--- begin Exercise input ---

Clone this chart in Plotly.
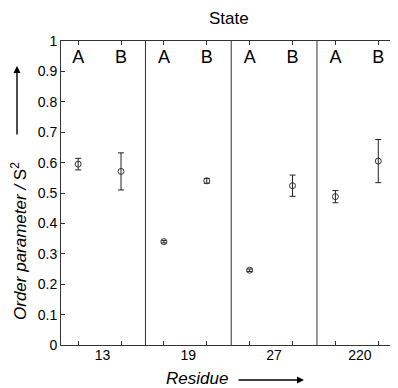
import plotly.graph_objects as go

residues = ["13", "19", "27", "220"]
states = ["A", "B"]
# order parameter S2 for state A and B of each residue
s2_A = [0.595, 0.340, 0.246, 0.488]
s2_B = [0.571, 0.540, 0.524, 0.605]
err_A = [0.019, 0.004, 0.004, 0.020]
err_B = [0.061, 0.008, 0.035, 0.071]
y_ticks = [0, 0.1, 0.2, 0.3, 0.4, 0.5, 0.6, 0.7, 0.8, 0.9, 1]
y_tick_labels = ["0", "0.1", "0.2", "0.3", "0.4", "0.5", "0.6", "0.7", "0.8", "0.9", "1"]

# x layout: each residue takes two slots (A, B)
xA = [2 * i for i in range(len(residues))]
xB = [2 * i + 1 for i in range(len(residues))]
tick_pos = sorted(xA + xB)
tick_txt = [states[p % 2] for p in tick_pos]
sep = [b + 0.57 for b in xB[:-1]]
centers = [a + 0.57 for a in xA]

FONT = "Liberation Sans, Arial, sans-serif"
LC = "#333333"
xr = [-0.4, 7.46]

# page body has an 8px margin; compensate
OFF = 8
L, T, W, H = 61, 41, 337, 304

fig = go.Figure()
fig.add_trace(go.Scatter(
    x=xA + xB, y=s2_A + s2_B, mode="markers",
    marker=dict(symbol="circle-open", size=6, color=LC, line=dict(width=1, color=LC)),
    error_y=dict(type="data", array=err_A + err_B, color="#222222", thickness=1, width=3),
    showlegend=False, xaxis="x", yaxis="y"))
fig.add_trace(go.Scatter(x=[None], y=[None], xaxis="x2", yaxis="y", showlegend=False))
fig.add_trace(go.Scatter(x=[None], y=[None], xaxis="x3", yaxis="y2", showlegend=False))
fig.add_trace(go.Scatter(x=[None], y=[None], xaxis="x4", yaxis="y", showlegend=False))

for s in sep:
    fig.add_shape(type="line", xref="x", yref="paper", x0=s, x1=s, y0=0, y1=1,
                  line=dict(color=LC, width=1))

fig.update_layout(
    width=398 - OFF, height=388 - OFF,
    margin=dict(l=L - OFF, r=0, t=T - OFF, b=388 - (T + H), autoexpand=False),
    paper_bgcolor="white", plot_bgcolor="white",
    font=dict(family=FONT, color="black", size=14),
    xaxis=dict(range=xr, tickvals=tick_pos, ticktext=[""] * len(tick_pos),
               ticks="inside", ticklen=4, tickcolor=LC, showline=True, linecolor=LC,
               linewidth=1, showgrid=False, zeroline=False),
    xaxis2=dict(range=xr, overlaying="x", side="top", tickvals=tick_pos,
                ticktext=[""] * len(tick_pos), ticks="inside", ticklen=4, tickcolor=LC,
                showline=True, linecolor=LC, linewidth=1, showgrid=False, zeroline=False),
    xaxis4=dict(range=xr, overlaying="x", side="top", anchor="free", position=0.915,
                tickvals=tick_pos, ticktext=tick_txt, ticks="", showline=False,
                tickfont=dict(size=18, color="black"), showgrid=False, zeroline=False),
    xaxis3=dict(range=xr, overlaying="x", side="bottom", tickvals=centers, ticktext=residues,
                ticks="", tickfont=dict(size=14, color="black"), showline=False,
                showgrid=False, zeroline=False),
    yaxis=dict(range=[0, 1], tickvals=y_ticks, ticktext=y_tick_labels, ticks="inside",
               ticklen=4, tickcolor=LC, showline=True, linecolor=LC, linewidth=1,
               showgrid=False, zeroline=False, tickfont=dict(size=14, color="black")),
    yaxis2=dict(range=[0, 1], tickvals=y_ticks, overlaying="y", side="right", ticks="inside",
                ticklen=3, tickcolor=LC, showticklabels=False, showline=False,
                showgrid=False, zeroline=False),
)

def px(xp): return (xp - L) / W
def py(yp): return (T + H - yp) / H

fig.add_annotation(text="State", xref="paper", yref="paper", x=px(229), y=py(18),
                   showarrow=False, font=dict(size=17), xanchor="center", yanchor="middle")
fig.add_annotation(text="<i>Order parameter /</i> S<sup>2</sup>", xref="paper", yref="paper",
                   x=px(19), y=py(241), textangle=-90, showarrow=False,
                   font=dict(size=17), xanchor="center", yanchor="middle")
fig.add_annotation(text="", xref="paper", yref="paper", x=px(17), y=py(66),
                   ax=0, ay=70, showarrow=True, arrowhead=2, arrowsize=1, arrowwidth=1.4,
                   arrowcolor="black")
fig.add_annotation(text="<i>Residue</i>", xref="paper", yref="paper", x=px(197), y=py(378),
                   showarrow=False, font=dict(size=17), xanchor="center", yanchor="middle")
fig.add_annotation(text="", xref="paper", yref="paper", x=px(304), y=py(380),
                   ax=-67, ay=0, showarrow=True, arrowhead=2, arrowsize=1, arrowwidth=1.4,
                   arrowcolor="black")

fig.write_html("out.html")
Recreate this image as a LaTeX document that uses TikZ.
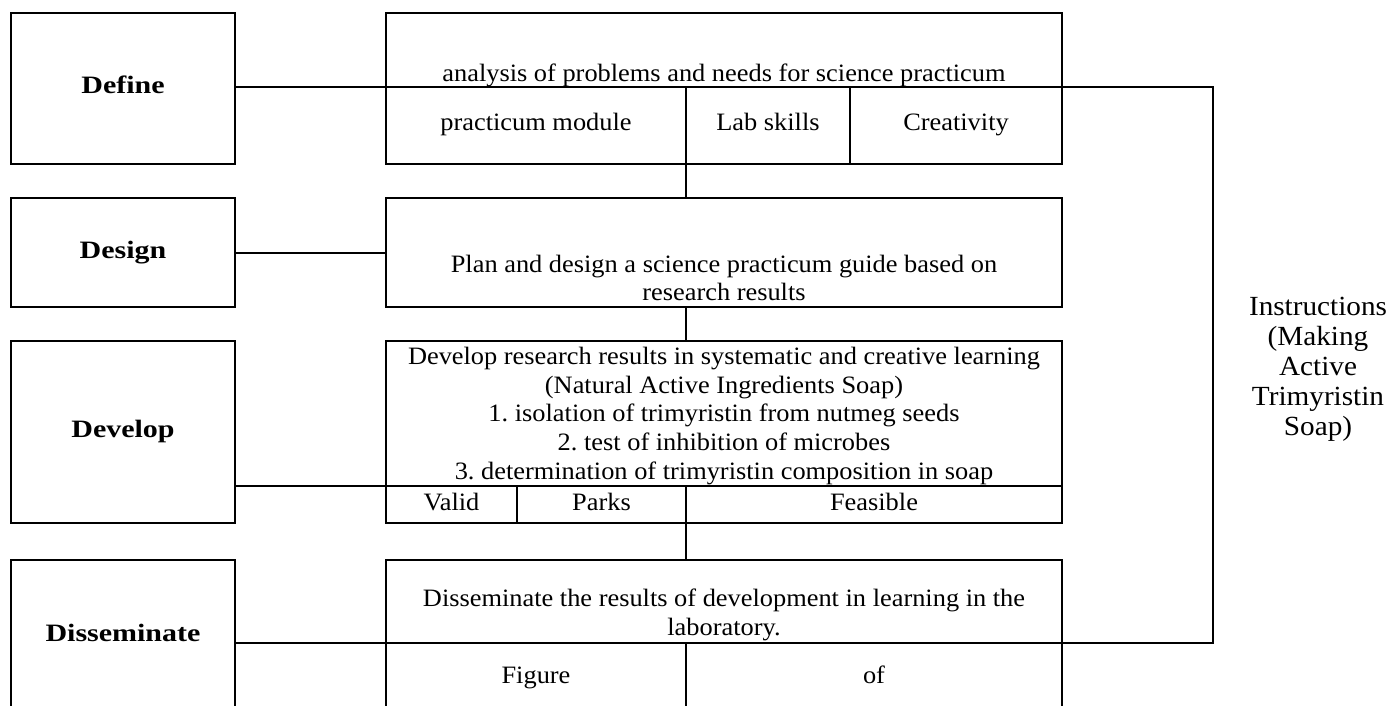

--- end Exercise input ---

Leaving all pictures aside, quote each record exactly.

Solution to this exercise:
Clone this chart in Plotly.
import plotly.graph_objects as go

residues = ["13", "19", "27", "220"]
states = ["A", "B"]
# order parameter S2 for state A and B of each residue
s2_A = [0.595, 0.340, 0.246, 0.488]
s2_B = [0.571, 0.540, 0.524, 0.605]
err_A = [0.019, 0.004, 0.004, 0.020]
err_B = [0.061, 0.008, 0.035, 0.071]
y_ticks = [0, 0.1, 0.2, 0.3, 0.4, 0.5, 0.6, 0.7, 0.8, 0.9, 1]
y_tick_labels = ["0", "0.1", "0.2", "0.3", "0.4", "0.5", "0.6", "0.7", "0.8", "0.9", "1"]

# x layout: each residue takes two slots (A, B)
xA = [2 * i for i in range(len(residues))]
xB = [2 * i + 1 for i in range(len(residues))]
tick_pos = sorted(xA + xB)
tick_txt = [states[p % 2] for p in tick_pos]
sep = [b + 0.57 for b in xB[:-1]]
centers = [a + 0.57 for a in xA]

FONT = "Liberation Sans, Arial, sans-serif"
LC = "#333333"
xr = [-0.4, 7.46]

# page body has an 8px margin; compensate
OFF = 8
L, T, W, H = 61, 41, 337, 304

fig = go.Figure()
fig.add_trace(go.Scatter(
    x=xA + xB, y=s2_A + s2_B, mode="markers",
    marker=dict(symbol="circle-open", size=6, color=LC, line=dict(width=1, color=LC)),
    error_y=dict(type="data", array=err_A + err_B, color="#222222", thickness=1, width=3),
    showlegend=False, xaxis="x", yaxis="y"))
fig.add_trace(go.Scatter(x=[None], y=[None], xaxis="x2", yaxis="y", showlegend=False))
fig.add_trace(go.Scatter(x=[None], y=[None], xaxis="x3", yaxis="y2", showlegend=False))
fig.add_trace(go.Scatter(x=[None], y=[None], xaxis="x4", yaxis="y", showlegend=False))

for s in sep:
    fig.add_shape(type="line", xref="x", yref="paper", x0=s, x1=s, y0=0, y1=1,
                  line=dict(color=LC, width=1))

fig.update_layout(
    width=398 - OFF, height=388 - OFF,
    margin=dict(l=L - OFF, r=0, t=T - OFF, b=388 - (T + H), autoexpand=False),
    paper_bgcolor="white", plot_bgcolor="white",
    font=dict(family=FONT, color="black", size=14),
    xaxis=dict(range=xr, tickvals=tick_pos, ticktext=[""] * len(tick_pos),
               ticks="inside", ticklen=4, tickcolor=LC, showline=True, linecolor=LC,
               linewidth=1, showgrid=False, zeroline=False),
    xaxis2=dict(range=xr, overlaying="x", side="top", tickvals=tick_pos,
                ticktext=[""] * len(tick_pos), ticks="inside", ticklen=4, tickcolor=LC,
                showline=True, linecolor=LC, linewidth=1, showgrid=False, zeroline=False),
    xaxis4=dict(range=xr, overlaying="x", side="top", anchor="free", position=0.915,
                tickvals=tick_pos, ticktext=tick_txt, ticks="", showline=False,
                tickfont=dict(size=18, color="black"), showgrid=False, zeroline=False),
    xaxis3=dict(range=xr, overlaying="x", side="bottom", tickvals=centers, ticktext=residues,
                ticks="", tickfont=dict(size=14, color="black"), showline=False,
                showgrid=False, zeroline=False),
    yaxis=dict(range=[0, 1], tickvals=y_ticks, ticktext=y_tick_labels, ticks="inside",
               ticklen=4, tickcolor=LC, showline=True, linecolor=LC, linewidth=1,
               showgrid=False, zeroline=False, tickfont=dict(size=14, color="black")),
    yaxis2=dict(range=[0, 1], tickvals=y_ticks, overlaying="y", side="right", ticks="inside",
                ticklen=3, tickcolor=LC, showticklabels=False, showline=False,
                showgrid=False, zeroline=False),
)

def px(xp): return (xp - L) / W
def py(yp): return (T + H - yp) / H

fig.add_annotation(text="State", xref="paper", yref="paper", x=px(229), y=py(18),
                   showarrow=False, font=dict(size=17), xanchor="center", yanchor="middle")
fig.add_annotation(text="<i>Order parameter /</i> S<sup>2</sup>", xref="paper", yref="paper",
                   x=px(19), y=py(241), textangle=-90, showarrow=False,
                   font=dict(size=17), xanchor="center", yanchor="middle")
fig.add_annotation(text="", xref="paper", yref="paper", x=px(17), y=py(66),
                   ax=0, ay=70, showarrow=True, arrowhead=2, arrowsize=1, arrowwidth=1.4,
                   arrowcolor="black")
fig.add_annotation(text="<i>Residue</i>", xref="paper", yref="paper", x=px(197), y=py(378),
                   showarrow=False, font=dict(size=17), xanchor="center", yanchor="middle")
fig.add_annotation(text="", xref="paper", yref="paper", x=px(304), y=py(380),
                   ax=-67, ay=0, showarrow=True, arrowhead=2, arrowsize=1, arrowwidth=1.4,
                   arrowcolor="black")

fig.write_html("out.html")
Recreate this image as a LaTeX document that uses TikZ.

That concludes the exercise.